Thomas was not a bad man nor was he a second-rate apostle.  Rather, Thomas was a man who had been hurt, a man whose hopes had been crushed.  Thomas believed in Jesus.  He had followed Jesus and had made the decision to set his life by Jesus.  Now, Jesus had been killed.  The weight and injustice of the world had crushed Thomas’ hope.  So Thomas says, “Unless I see the mark of the nails in his hands and put my fingers into the nailmarks and put my hand into his side, I will not believe.” (John 20:27)

Every Sunday when we gather for the Mass we profess the creed.  What Thomas says in today’s gospel, “Unless I see the mark of the nails…” is, in fact, a non-creed and it is a non-creed professed by many people in our world today – not necessarily evil people but people who are prisoners of themselves and of their own sensations.  Thomas, at this moment, was egocentric and lost in himself because he was lost in his own pain and crushed hope.  He was focused inward – solely on himself.  Even when the other disciples say, “We have seen the Lord!” he will not believe because he is so imprisoned within himself.  Thomas will not even entertain the possibility.  Egocentrism always leads one to unbelief – one becomes a prisoner to ones own sensations and cannot believe in anything else.

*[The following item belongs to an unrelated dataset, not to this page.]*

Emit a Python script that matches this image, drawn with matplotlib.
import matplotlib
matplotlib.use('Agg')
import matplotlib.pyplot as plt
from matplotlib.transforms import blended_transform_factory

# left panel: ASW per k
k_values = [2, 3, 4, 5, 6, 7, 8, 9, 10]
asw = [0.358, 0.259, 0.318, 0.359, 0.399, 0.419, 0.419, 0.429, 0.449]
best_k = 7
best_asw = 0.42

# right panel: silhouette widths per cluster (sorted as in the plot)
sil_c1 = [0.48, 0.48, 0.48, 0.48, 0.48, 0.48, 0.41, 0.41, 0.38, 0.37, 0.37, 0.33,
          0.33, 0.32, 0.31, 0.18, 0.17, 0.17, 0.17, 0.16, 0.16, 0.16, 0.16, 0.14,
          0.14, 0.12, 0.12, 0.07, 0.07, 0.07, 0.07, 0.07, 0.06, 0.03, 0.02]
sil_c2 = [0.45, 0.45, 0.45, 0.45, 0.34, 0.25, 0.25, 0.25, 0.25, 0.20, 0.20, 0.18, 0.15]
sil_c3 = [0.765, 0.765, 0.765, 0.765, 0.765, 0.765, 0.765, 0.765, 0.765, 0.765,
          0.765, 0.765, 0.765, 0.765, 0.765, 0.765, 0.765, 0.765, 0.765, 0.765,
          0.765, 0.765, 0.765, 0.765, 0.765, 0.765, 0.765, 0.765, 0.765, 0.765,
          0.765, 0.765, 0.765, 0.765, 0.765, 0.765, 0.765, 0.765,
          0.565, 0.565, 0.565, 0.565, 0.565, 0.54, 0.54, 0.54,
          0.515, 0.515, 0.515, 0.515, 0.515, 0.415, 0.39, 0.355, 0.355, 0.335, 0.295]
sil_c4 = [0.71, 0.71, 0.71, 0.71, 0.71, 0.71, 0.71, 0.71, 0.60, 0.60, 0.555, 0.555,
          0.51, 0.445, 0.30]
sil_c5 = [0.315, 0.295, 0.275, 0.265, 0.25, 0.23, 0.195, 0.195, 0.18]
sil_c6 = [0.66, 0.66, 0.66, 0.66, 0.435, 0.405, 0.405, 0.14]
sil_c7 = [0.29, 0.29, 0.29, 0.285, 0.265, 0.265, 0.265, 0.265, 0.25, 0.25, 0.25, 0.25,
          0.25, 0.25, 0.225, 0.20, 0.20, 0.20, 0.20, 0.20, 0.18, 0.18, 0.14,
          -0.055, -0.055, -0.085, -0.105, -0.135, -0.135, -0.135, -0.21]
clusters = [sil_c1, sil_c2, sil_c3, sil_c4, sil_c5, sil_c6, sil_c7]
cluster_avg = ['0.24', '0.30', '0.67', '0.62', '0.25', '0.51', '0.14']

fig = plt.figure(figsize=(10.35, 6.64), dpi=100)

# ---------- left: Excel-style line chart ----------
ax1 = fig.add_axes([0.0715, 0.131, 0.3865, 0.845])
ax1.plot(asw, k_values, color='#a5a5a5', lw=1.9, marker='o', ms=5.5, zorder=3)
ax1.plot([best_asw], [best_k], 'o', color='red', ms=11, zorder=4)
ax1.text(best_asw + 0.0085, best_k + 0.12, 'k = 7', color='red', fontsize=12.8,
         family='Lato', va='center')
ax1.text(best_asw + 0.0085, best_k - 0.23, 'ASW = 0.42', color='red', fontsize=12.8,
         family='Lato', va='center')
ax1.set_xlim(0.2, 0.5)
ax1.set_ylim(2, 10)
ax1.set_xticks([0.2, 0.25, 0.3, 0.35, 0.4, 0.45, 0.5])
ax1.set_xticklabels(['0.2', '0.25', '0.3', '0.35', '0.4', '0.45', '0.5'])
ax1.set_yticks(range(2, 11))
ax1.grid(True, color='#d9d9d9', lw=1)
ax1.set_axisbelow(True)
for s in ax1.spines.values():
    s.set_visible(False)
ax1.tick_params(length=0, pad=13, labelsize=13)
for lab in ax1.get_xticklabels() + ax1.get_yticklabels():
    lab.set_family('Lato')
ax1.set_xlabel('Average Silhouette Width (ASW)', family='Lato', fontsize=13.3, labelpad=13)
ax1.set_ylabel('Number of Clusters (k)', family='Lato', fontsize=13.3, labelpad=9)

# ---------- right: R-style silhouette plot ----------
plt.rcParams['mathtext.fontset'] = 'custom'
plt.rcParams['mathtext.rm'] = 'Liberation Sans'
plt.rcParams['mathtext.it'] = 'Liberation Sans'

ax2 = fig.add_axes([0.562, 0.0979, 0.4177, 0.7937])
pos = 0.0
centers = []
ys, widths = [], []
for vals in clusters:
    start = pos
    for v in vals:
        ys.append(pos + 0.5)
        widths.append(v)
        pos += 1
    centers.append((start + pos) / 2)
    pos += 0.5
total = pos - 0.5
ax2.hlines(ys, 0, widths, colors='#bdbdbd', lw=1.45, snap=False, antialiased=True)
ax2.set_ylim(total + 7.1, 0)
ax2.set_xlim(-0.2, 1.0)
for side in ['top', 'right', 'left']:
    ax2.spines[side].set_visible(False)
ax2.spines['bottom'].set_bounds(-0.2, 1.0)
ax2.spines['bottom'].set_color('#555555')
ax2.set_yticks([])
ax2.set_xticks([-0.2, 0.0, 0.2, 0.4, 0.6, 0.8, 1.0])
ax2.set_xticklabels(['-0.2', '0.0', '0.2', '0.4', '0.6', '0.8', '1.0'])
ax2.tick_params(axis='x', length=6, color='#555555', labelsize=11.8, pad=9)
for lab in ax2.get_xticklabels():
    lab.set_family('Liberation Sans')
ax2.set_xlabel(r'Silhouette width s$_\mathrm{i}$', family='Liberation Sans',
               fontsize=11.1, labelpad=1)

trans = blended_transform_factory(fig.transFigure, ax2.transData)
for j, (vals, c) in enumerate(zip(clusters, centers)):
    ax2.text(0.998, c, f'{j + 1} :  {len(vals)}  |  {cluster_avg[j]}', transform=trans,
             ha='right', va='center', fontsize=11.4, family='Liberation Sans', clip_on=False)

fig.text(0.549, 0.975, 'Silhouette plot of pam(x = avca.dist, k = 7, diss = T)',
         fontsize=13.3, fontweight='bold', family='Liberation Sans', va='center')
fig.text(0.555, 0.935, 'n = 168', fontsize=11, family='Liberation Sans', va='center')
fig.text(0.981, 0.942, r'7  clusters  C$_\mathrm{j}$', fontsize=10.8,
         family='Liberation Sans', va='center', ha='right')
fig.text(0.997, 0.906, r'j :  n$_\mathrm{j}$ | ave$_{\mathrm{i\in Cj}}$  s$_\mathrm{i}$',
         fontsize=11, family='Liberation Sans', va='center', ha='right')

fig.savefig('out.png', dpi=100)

Many people in our world live this way.  We, ourselves, know the temptation to live this way.  The temptation is always there to shut the doors, to turn in on ourselves, to live egocentric lives and to allow the entrance of only a select few, if even that.  The danger is that egocentric lives easily become fear-filled and violent lives.  The “other” can quickly become the “enemy” and mistrust can settle in our hearts.  It is important to note that both times when the risen Lord appears in this Sunday’s gospel (Jn. 20:19-31) we are told that he easily passes through the locked doors and says, “Peace be with you.”  The resurrection demonstrates that there is now another way.  We do not have to live behind doors locked in fear.  We can know peace!

In the Divine Mercy apparition to St. Faustinia Jesus reveals his Divine Heart and the abundance of mercy which flows from it.  In today’s gospel the risen Lord frees Thomas from the prison of his egocentrism by touching Thomas’ heart.  Jesus does not craft a well-reasoned argument or lesson for the unbelieving Thomas; rather, the risen Lord shows Thomas the marks of evil on his own body in order that Thomas might learn to turn away from self in compassion and be moved both by his wounds and the wounds of the least of his brothers and sisters. 

We are believers when we are touched in the heart, when we are moved at the sight of the wounds caused by evil and when we learn not to trust in ourselves and be focused solely on ourselves but to trust in the truth and energy of the resurrection and the divine love and mercy the flows from the gospel and that heals and frees from evil.

Lord, we believe, help our little faith. 

Help us to open the doors of our hearts. 

Our Lord and our God!

(Parts of this reflection are inspired by and taken from the homily for the second Sunday of Easter given by Bishop Vincenzo Paglia as found in The Word of God Every Day.)